As lawmakers rethink how to help the state's disabled welfare recipients, a 56-year-old Revere mother said she worries that people with psychological disabilities such as hers, which are not obvious at first glance, may be the first to face stricter work requirements. Four years ago, she began suffering from panic attacks and severe depression after experiencing several family traumas.
''Everything that's wrong with me is inside," said the woman, who lives with her 14-year-old child in a homeless shelter. She asked that her name be withheld from print to protect the family's privacy.
The woman, who spent much of her adulthood working as an accounting clerk, said she does not know how she would be able to find a job -- let alone keep one -- when her mental state is in such flux.
''I have to lie down when I have a panic attack," she said. ''How many jobs will let you do that?"

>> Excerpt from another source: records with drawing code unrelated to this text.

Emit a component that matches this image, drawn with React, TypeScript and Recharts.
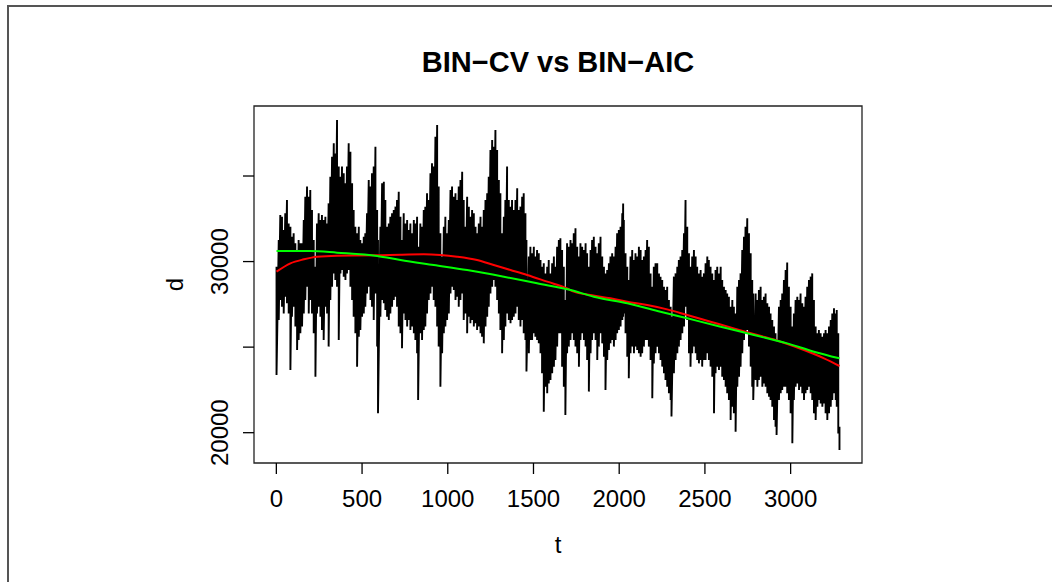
import React from "react";
import { LineChart, Line, XAxis, YAxis, ReferenceArea } from "recharts";

// ---- data ----
const X_TICKS = [0, 500, 1000, 1500, 2000, 2500, 3000];
const Y_TICKS = [20000, 25000, 30000, 35000];
const Y_LABELED = [20000, 30000];
const X_DOMAIN: [number, number] = [-130.36, 3416.36];
const Y_DOMAIN: [number, number] = [18229, 39091];

// sample days of the observed series; at each one the upper and lower extent of the
// daily values around it
const blackT = [
  1, 14, 23, 33, 43, 52, 62, 72, 82, 91, 101, 111, 121, 130, 140, 150, 160, 169, 179, 189,
  198, 208, 218, 228, 237, 247, 257, 266, 276, 286, 296, 305, 315, 325, 335, 344, 354, 364, 374, 383,
  393, 403, 412, 422, 432, 442, 451, 461, 471, 481, 490, 500, 510, 519, 529, 539, 549, 558, 568, 578,
  588, 593, 607, 617, 627, 636, 646, 656, 665, 675, 685, 695, 704, 714, 724, 733, 743, 753, 763, 772,
  782, 792, 802, 811, 821, 827, 840, 850, 860, 869, 879, 889, 899, 908, 918, 928, 938, 947, 957, 967,
  977, 986, 996, 1006, 1016, 1025, 1035, 1045, 1054, 1064, 1074, 1084, 1093, 1103, 1113, 1123, 1132, 1142, 1152, 1162,
  1171, 1181, 1191, 1200, 1210, 1220, 1230, 1239, 1249, 1259, 1268, 1278, 1288, 1298, 1307, 1317, 1327, 1336, 1346, 1356,
  1366, 1375, 1385, 1395, 1405, 1414, 1424, 1434, 1443, 1453, 1459, 1473, 1482, 1492, 1502, 1511, 1521, 1531, 1541, 1550,
  1560, 1570, 1580, 1589, 1599, 1609, 1619, 1628, 1638, 1648, 1657, 1667, 1677, 1686, 1696, 1706, 1716, 1726, 1735, 1745,
  1755, 1765, 1774, 1784, 1794, 1804, 1813, 1823, 1833, 1842, 1852, 1862, 1872, 1881, 1891, 1901, 1911, 1920, 1930, 1940,
  1949, 1959, 1969, 1979, 1988, 1998, 2008, 2018, 2023, 2027, 2037, 2047, 2056, 2066, 2076, 2086, 2095, 2105, 2115, 2125,
  2134, 2144, 2154, 2163, 2173, 2183, 2193, 2202, 2212, 2222, 2232, 2241, 2251, 2261, 2270, 2280, 2290, 2300, 2305, 2319,
  2329, 2339, 2348, 2358, 2368, 2378, 2387, 2397, 2407, 2416, 2426, 2436, 2446, 2455, 2465, 2475, 2484, 2494, 2504, 2514,
  2523, 2533, 2543, 2553, 2562, 2572, 2582, 2592, 2601, 2611, 2621, 2630, 2640, 2650, 2660, 2669, 2679, 2689, 2699, 2708,
  2718, 2728, 2737, 2747, 2757, 2767, 2776, 2782, 2796, 2806, 2815, 2825, 2835, 2844, 2854, 2864, 2874, 2883, 2893, 2903,
  2912, 2918, 2932, 2942, 2951, 2961, 2971, 2980, 2990, 3000, 3010, 3019, 3029, 3039, 3049, 3058, 3068, 3078, 3087, 3097,
  3107, 3117, 3126, 3136, 3146, 3156, 3165, 3175, 3185, 3195, 3204, 3214, 3224, 3234, 3243, 3253, 3263, 3269, 3278, 3285,
];

const blackHi = [
  29700, 31260, 32720, 32620, 31840, 32820, 33600, 32230, 32040, 31450, 31650, 31070, 30680, 31260, 31070, 31070, 32430, 33790, 34380, 33790,
  34180, 33010, 31260, 29700, 32230, 32820, 32430, 32720, 32430, 32620, 32230, 33400, 34960, 36130, 36910, 36320, 38270, 35550, 34960, 35550,
  35160, 34570, 35550, 36910, 36420, 34570, 33010, 32040, 31650, 32040, 31260, 31070, 31450, 31650, 32820, 34770, 34380, 35160, 35550, 36710,
  33010, 31260, 32040, 34570, 34670, 33600, 32040, 32230, 32620, 32820, 33010, 33210, 33600, 34080, 32620, 31260, 32820, 32230, 32430, 31840,
  32230, 31650, 32430, 32230, 32620, 30870, 32230, 32040, 33010, 33210, 33990, 33600, 35160, 35740, 35550, 37300, 37980, 34380, 31650, 30290,
  32040, 32620, 31650, 32430, 34180, 34380, 33790, 33990, 33600, 34380, 34770, 35250, 33600, 32040, 33790, 33210, 32620, 33010, 32820, 32040,
  31650, 32230, 32620, 32040, 33010, 33600, 33990, 34960, 36520, 37100, 36710, 37690, 36520, 34770, 33990, 31650, 32620, 33600, 35550, 33600,
  33210, 33600, 33010, 33600, 34280, 33010, 33210, 33790, 33990, 32820, 31260, 30290, 30870, 30480, 30870, 30290, 30680, 30480, 30090, 29700,
  29900, 29310, 29700, 30090, 29310, 29900, 30290, 29700, 30870, 31260, 31360, 30680, 29700, 27750, 31070, 30870, 31260, 31070, 31650, 31940,
  30870, 30290, 31070, 30870, 30680, 31070, 30480, 29700, 30680, 31260, 31450, 30870, 30480, 31070, 31450, 30290, 29700, 29310, 29510, 29900,
  30290, 30480, 30290, 30870, 31650, 31840, 32040, 32820, 33400, 32430, 30480, 29700, 28920, 30290, 30680, 30090, 30480, 30290, 30870, 30680,
  30090, 30290, 30680, 31260, 30870, 29310, 28530, 29700, 29900, 29900, 29310, 29120, 28920, 28530, 28340, 28530, 27750, 27360, 26780, 29120,
  29310, 29700, 30090, 30290, 30680, 31650, 33600, 32040, 30480, 29700, 30290, 30680, 30290, 29700, 29310, 29510, 29120, 29310, 29900, 30290,
  30090, 29700, 29310, 28920, 29510, 29700, 29310, 29700, 28920, 28530, 28340, 28140, 27950, 27360, 27750, 27360, 26970, 28530, 28920, 29310,
  30680, 31450, 32040, 32530, 31650, 30480, 28920, 28140, 28140, 27750, 28340, 28530, 27750, 27950, 28140, 27560, 27360, 26970, 26580, 26200,
  25810, 25420, 27360, 27750, 28140, 28920, 29510, 29950, 28530, 27360, 26200, 26970, 27750, 27950, 27750, 28140, 27560, 27360, 27950, 28530,
  28920, 29120, 29310, 27750, 26200, 25810, 26000, 25810, 25610, 25810, 26000, 25810, 26200, 26580, 26970, 27270, 26970, 27170, 25810, 20350,
];

const blackLo = [
  23370, 26580, 27750, 27360, 26970, 27950, 27560, 26970, 23660, 26780, 27360, 26200, 24830, 25420, 25810, 26200, 26970, 27750, 28530, 26970,
  27750, 26970, 25810, 23270, 26970, 27360, 26780, 26000, 25420, 27360, 26970, 25030, 27750, 28530, 29310, 28920, 28530, 25420, 29310, 29510,
  29120, 28920, 29310, 29510, 28530, 27750, 26780, 25810, 23860, 25610, 26000, 26780, 26970, 27360, 28140, 28530, 27750, 27360, 26580, 28140,
  25030, 21130, 26780, 27750, 27560, 27170, 26780, 26580, 26970, 27360, 27750, 27950, 27360, 26200, 25810, 24930, 26970, 26580, 26200, 26580,
  26000, 26200, 25810, 25420, 24640, 21910, 25810, 25420, 26000, 26200, 26970, 27750, 28140, 28530, 27750, 27360, 26200, 25030, 22690, 24640,
  25810, 26200, 26580, 26970, 28140, 28530, 28340, 27750, 27950, 27360, 27750, 28140, 26580, 26970, 25810, 26780, 26390, 26580, 26200, 26390,
  26000, 26200, 25810, 25610, 25220, 26200, 26780, 27360, 28140, 28530, 28920, 28530, 27750, 26970, 26000, 24640, 25420, 26200, 26970, 26580,
  26390, 26580, 26780, 26970, 27360, 26580, 26200, 26580, 25810, 25420, 23570, 24640, 25420, 25420, 25810, 25610, 25420, 25220, 24640, 23470,
  21230, 22690, 22300, 22880, 23080, 23470, 23860, 24250, 25030, 25810, 25810, 23860, 22690, 21030, 24640, 25030, 25420, 25810, 25420, 25030,
  24640, 23860, 25420, 25810, 25420, 25030, 24250, 22400, 24640, 25420, 25810, 25420, 24250, 25030, 25810, 25220, 24440, 22490, 24250, 24830,
  25220, 25420, 25030, 25420, 25810, 26000, 26200, 26580, 26780, 26970, 25810, 24440, 23180, 24640, 25030, 24640, 25030, 24830, 24640, 24440,
  24640, 25030, 25420, 25420, 25030, 24250, 22010, 24050, 24640, 25030, 24640, 24250, 23860, 23470, 23080, 22690, 22300, 21910, 20940, 23470,
  24250, 24640, 25030, 25420, 25810, 26200, 27360, 26580, 24640, 23860, 24640, 25030, 24640, 24250, 24050, 24250, 23860, 24250, 24250, 24640,
  24250, 23860, 23270, 21130, 23470, 23860, 23660, 23860, 23270, 23080, 22690, 22300, 21910, 20740, 21520, 21130, 20060, 22690, 23270, 23860,
  24640, 25420, 25810, 26000, 25030, 23860, 22690, 21910, 23080, 22690, 23080, 23270, 22690, 22880, 22690, 22300, 22100, 21910, 21520, 20740,
  20350, 19860, 21910, 22300, 22490, 22690, 22690, 22300, 21910, 21130, 19380, 21910, 22690, 22880, 22490, 22690, 22300, 21910, 22300, 22490,
  22690, 22300, 21910, 21130, 20740, 21520, 21910, 21710, 21520, 21710, 21130, 20740, 21130, 21520, 21910, 22300, 21910, 21520, 19960, 18990,
];

// BIN-CV fit (red)
const cvT = [1, 82, 160, 237, 354, 588, 724, 860, 957, 1054, 1171, 1268, 1366, 1463, 1580, 1696, 1735, 1833, 1949, 2047, 2163, 2280, 2397, 2533, 2669, 2806, 2942, 3078, 3195, 3285];
const cvD = [29410, 29896, 30130, 30285, 30344, 30364, 30402, 30422, 30383, 30285, 30091, 29799, 29506, 29214, 28825, 28436, 28240, 28046, 27851, 27656, 27461, 27208, 26877, 26487, 26097, 25708, 25318, 24831, 24344, 23897];

// BIN-AIC fit (green)
const aicT = [1, 198, 354, 588, 724, 918, 1113, 1327, 1521, 1716, 1852, 2047, 2241, 2397, 2592, 2786, 2980, 3136, 3285];
const aicD = [30617, 30617, 30520, 30325, 30091, 29799, 29507, 29117, 28728, 28338, 27948, 27559, 27072, 26683, 26196, 25708, 25221, 24734, 24345];

// ---- build tables ----
const blackData: { t: number; d: number }[] = [];
blackT.forEach((t, i) => {
  blackData.push({ t, d: blackHi[i] });
  blackData.push({ t, d: blackLo[i] });
});
const cvData = cvT.map((t, i) => ({ t, d: cvD[i] }));
const aicData = aicT.map((t, i) => ({ t, d: aicD[i] }));

// ---- layout ----
const W = 1052;
const H = 582;
const PLOT_LEFT = 254;
const PLOT_RIGHT = 862;
const PLOT_TOP = 106;
const PLOT_BOTTOM = 463;
const Y_AXIS_W = 60;
const X_AXIS_H = 40;
const FONT = "'Liberation Sans', Arial, Helvetica, sans-serif";
const TICK_FS = 24;

const XTick = (props: any) => {
  const { x, payload } = props;
  return (
    <text x={x} y={PLOT_BOTTOM + 44} textAnchor="middle" fontFamily={FONT} fontSize={TICK_FS} fill="#000">
      {payload.value}
    </text>
  );
};

const YTick = (props: any) => {
  const { y, payload } = props;
  if (!Y_LABELED.includes(payload.value)) return <g />;
  const bx = PLOT_LEFT - 26;
  return (
    <text
      x={bx}
      y={y}
      transform={`rotate(-90, ${bx}, ${y})`}
      textAnchor="middle"
      fontFamily={FONT}
      fontSize={TICK_FS}
      fill="#000"
    >
      {payload.value}
    </text>
  );
};

export default function App() {
  const cx = (PLOT_LEFT + PLOT_RIGHT) / 2;
  const cy = (PLOT_TOP + PLOT_BOTTOM) / 2;
  return (
    <div style={{ position: "relative", width: W, height: H, background: "#fff", overflow: "hidden" }}>
      <style>{"body{margin:0;}"}</style>
      <div
        style={{
          position: "absolute",
          left: 7,
          top: 5,
          width: W,
          height: H,
          borderLeft: "2px solid #555",
          borderTop: "2px solid #555",
        }}
      />
      <div style={{ position: "absolute", left: 0, top: 0 }}>
        <LineChart
          width={W}
          height={H}
          margin={{
            top: PLOT_TOP,
            left: PLOT_LEFT - Y_AXIS_W,
            right: W - PLOT_RIGHT,
            bottom: H - PLOT_BOTTOM - X_AXIS_H,
          }}
        >
          <XAxis
            dataKey="t"
            type="number"
            domain={X_DOMAIN}
            ticks={X_TICKS}
            allowDataOverflow
            interval={0}
            axisLine={false}
            tickSize={11}
            tickLine={{ stroke: "#000", strokeWidth: 1.3 }}
            tick={<XTick />}
            height={X_AXIS_H}
          />
          <YAxis
            dataKey="d"
            type="number"
            domain={Y_DOMAIN}
            ticks={Y_TICKS}
            allowDataOverflow
            interval={0}
            axisLine={false}
            tickSize={11}
            tickLine={{ stroke: "#000", strokeWidth: 1.3 }}
            tick={<YTick />}
            width={Y_AXIS_W}
          />
          <Line
            data={blackData}
            dataKey="d"
            type="linear"
            stroke="#000"
            strokeWidth={1.9}
            strokeLinejoin="miter"
            dot={false}
            isAnimationActive={false}
          />
          <Line
            data={cvData}
            dataKey="d"
            type="monotone"
            stroke="#ff0000"
            strokeWidth={2}
            dot={false}
            isAnimationActive={false}
          />
          <Line
            data={aicData}
            dataKey="d"
            type="monotone"
            stroke="#00ff00"
            strokeWidth={2}
            dot={false}
            isAnimationActive={false}
          />
          <ReferenceArea
            x1={X_DOMAIN[0]}
            x2={X_DOMAIN[1]}
            y1={Y_DOMAIN[0]}
            y2={Y_DOMAIN[1]}
            fill="none"
            stroke="#222"
            strokeWidth={1.3}
            ifOverflow="visible"
          />
        </LineChart>
      </div>
      <svg width={W} height={H} style={{ position: "absolute", left: 0, top: 0, pointerEvents: "none" }}>
        <text x={cx} y={72} textAnchor="middle" fontFamily={FONT} fontSize={29} fontWeight="bold" fill="#000">
          BIN−CV vs BIN−AIC
        </text>
        <text x={cx} y={553} textAnchor="middle" fontFamily={FONT} fontSize={TICK_FS} fill="#000">
          t
        </text>
        <text
          x={183}
          y={cy}
          transform={`rotate(-90, 183, ${cy})`}
          textAnchor="middle"
          fontFamily={FONT}
          fontSize={TICK_FS}
          fill="#000"
        >
          d
        </text>
      </svg>
    </div>
  );
}
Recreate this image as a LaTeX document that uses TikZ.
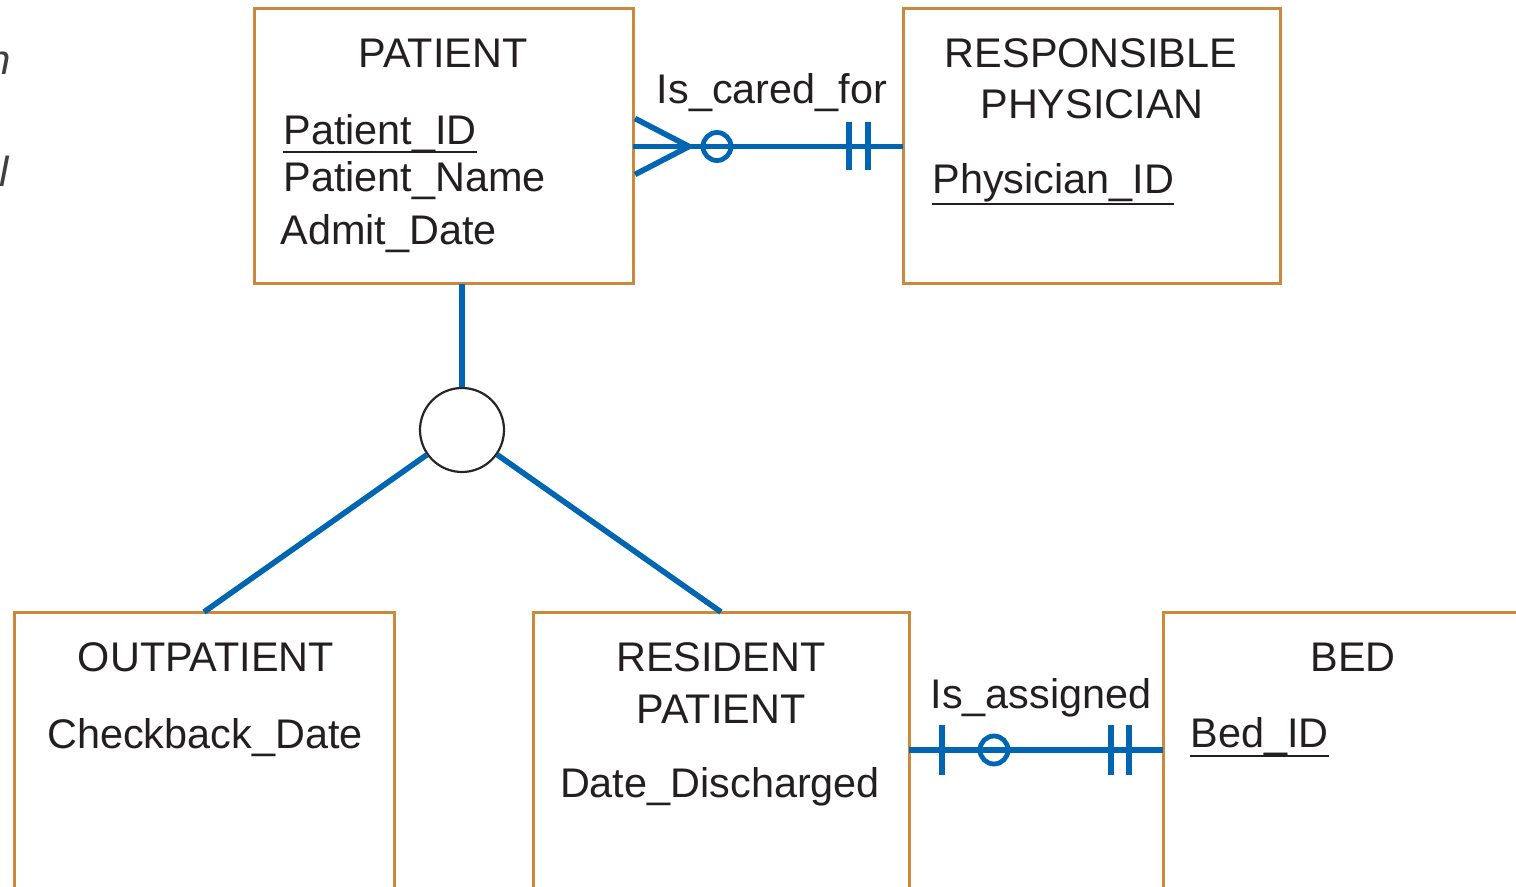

As she watches over her toddler in her Everett apartment, Fitzgerald said she understands the state's emphasis on self-sufficiency for welfare recipients, but said that many parents need more time to return to normal life.
In the spring of 2001, she was diagnosed with a benign brain tumor the size of a golf ball. She had surgery at Massachusetts General Hospital to remove it, but her health problems did not end there. She began developing mysterious lumps in her body, which doctors are evaluating, as well as rheumatoid arthritis, a protruding disc in her back, and an ovarian cyst.
In 2002, she gave birth to her son, Larry Collins, and the boy's father has since left her life. She said her benefits did not increase after Larry's birth, due to the state's ''family cap" rule that does not award more benefits for additional children.
Fitzgerald said she cannot imagine how she will get by if she loses her welfare benefits. The $490 a month barely covers her rent, phone, laundry, and medication. Every month, she relies on some help from her sister because, she said, ''I always come up short."
Fitzgerald said she has applied for federal Social Security benefits, which would give her about $600 a month, but she has been told she may have to wait a year to hear if she qualifies.
Meanwhile, doctors say her brain tumor appears to have returned, and she may need another surgery soon. The worries about her health are constant.
''I can't remember the last time I had a full night's sleep," she said.